When I was 17 my family visited France. One night in a restaurant in the Loire Valley, I summoned up my high-school French and ordered poulain, assuming it was some kind of chicken (poulet). The snooty garçon (it was the 80s, that’s what we called him) was quick to put me in my place: “Does mademoiselle know she has ordered horsemeat?” Mademoiselle did not.
Fast forward 40 years to another family holiday, this time in Paris with my own children. Holding my own this time (or so I thought) with the serveur, I asked if there were any organic wines – “sans préservatifs?”. He smiled and explained that préservatif is French for condom.
I took it as a small victory that the waiter laughed with me this time, not at me. And in my defence such faux amis (similar words with different meanings) trip up even the illustrious – remember France’s President Emmanuel Macron describing the former Australian PM Malcolm Turnbull’s wife, Lucy, as delicious (délicieuse can mean delightful).
But it was further proof that my grasp on the language hadn’t improved much in four decades.
My vocabulary is so limited I often take the coward’s way out and resort to franglais. I stumble over whether to use the imperfect or passé composé; the subjunctive I mostly don’t even attempt. I can’t for the life of me get my tongue around the r in rue and my cent, sans and s’en all sound exactly the same, when I’m sure they shouldn’t.
Yet despite all the faux pas, I persist. I gave my French a red-hot go on that last trip to Paris, even managed a discussion of the pension age with a very forgiving cab driver. What I lacked in fluency, I made up for in enthusiasm and hand gestures.
It’s satisfying when you can bridge the language divide but beyond the practicalities of communication there are other reasons not to give up French:
1. It opens the door to French culture, history, politics, film and literature. You can escape the Anglosphere for a bit – keep up with the latest political crisis in Paris, read a French novel, watch the French thriller Lupin on TV.

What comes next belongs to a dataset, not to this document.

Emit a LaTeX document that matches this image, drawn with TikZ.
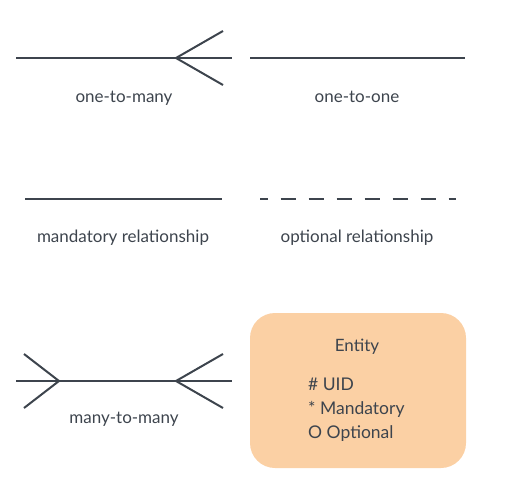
\documentclass[tikz,border=0pt]{standalone}
\usepackage{fontspec}
\setmainfont{Lato}
\definecolor{ink}{HTML}{3D444D}
\definecolor{peach}{HTML}{FBD0A4}
\begin{document}
\begin{tikzpicture}[x=1pt,y=-1pt,
  rel/.style={draw=ink, line width=2pt},
  lbl/.style={text=ink, font=\fontsize{17}{20}\selectfont, inner sep=0pt, anchor=base},
  attr/.style={lbl, anchor=base west, font=\fontsize{17.5}{20}\selectfont},
  entitybox/.style={fill=peach, draw=none, rounded corners=25pt}]
\useasboundingbox (0,0) rectangle (516,486);
% one-to-many
\coordinate (a1) at (16,58);
\coordinate (a2) at (232,58);
\coordinate (av) at (176,58);
\coordinate (at) at (223,31);
\coordinate (ab) at (223,85);
\draw[rel] (a1) -- (a2);
\draw[rel] (at) -- (av) -- (ab);
\node[lbl] (l1) at (124,103) {one-to-many};
% one-to-one
\coordinate (b1) at (250,58);
\coordinate (b2) at (465,58);
\draw[rel] (b1) -- (b2);
\node[lbl] (l2) at (357,103) {one-to-one};
% mandatory
\coordinate (c1) at (25,199);
\coordinate (c2) at (222,199);
\draw[rel] (c1) -- (c2);
\node[lbl] (l3) at (123,243) {mandatory relationship};
% optional
\coordinate (d1) at (260,199);
\coordinate (d2) at (456,199);
\draw[rel, dash pattern=on 15pt off 13pt, dash phase=7.5pt] (d1) -- (d2);
\node[lbl] (l4) at (357,243) {optional relationship};
% many-to-many
\coordinate (e1) at (16,381);
\coordinate (e2) at (232,381);
\coordinate (elv) at (59,381);
\coordinate (elt) at (24,354);
\coordinate (elb) at (24,408);
\coordinate (erv) at (176,381);
\coordinate (ert) at (223,354);
\coordinate (erb) at (223,408);
\draw[rel] (e1) -- (e2);
\draw[rel] (elt) -- (elv) -- (elb);
\draw[rel] (ert) -- (erv) -- (erb);
\node[lbl] (l5) at (124,423) {many-to-many};
% entity
\path[entitybox] (250,313) rectangle (466,468);
\node[lbl] (ent) at (357,351) {Entity};
\node[attr] (uid) at (308,390) {\# UID};
\node[attr] (man) at (308,414) {* Mandatory};
\node[attr] (opt) at (308,438) {O Optional};
\end{tikzpicture}
\end{document}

And translation can only get you so far. It’s an art, not a science, so inevitably an interpretation; English translators can’t even agree on the famous first line of À la recherche du temps perdu. If you want to read Proust as it was written, you have to read it in French.
2. Learning French can help your English. It’s estimated about 40% of English words are derived from French; they crossed the Channel with William the Conqueror in 1066. Many are obvious (that’s why French Wordle isn’t as difficult as you might think) and in my conversation class we can often guess the French word based on the English. Others are less apparent – I only recently realised the connection between inevitable and éviter (to avoid/prevent).
And there are many French words and phrases to use if you can’t find le mot juste (exactly the right word) in English. A sudden feeling of excitement or fear? Frisson. The sense of purpose that gets you up in the morning? Raison d’être.
3. The French take their language seriously – and that appeals to a longtime subeditor like me. Ever since the revolutionary era writer Antoine de Rivarol opined “Ce qui n’est pas clair n’est pas francais” (“If it’s not clear, it’s not French”), French has had a near-mythical reputation for being precise. I’m not sure it deserves it – languages tend to be as precise as they need to be – but there certainly are a lot of grammatical rules and conventions lying in wait to trip up the novice. And a watchdog, L’Académie Francaise, to defend them.
4. There’s just something alluring about learning a foreign language. Dare I say I think it’s the foreignness? But I need a French word to explain: depayser (literally to “uncountry”). It’s the feeling you get, when you travel far from home and out of your comfort zone, of being unsettled and charmed at the same time.
Unsettled is how I feel when I struggle to make myself understood in French or when I can’t keep up with the torrent of unintelligible words from a native speaker.
But I’m charmed when I manage to carry on a conversation. I’m charmed when I discover a French word or idiom is the same as in English – bulldog is bouledogue! – but also by the differences. “I’m missing you” in French is “tu me manque”, literally “you are missing to me”. The frame of reference has shifted and there’s an alternate way of thinking about the world, a parallel linguistic universe.
Perhaps that’s what Charlemagne meant when he said: “To have a second language is to possess a second soul.”
Of course I’m far from being at second-soul level. I only hope my French teacher, if he reads this, doesn’t find too many glaring errors.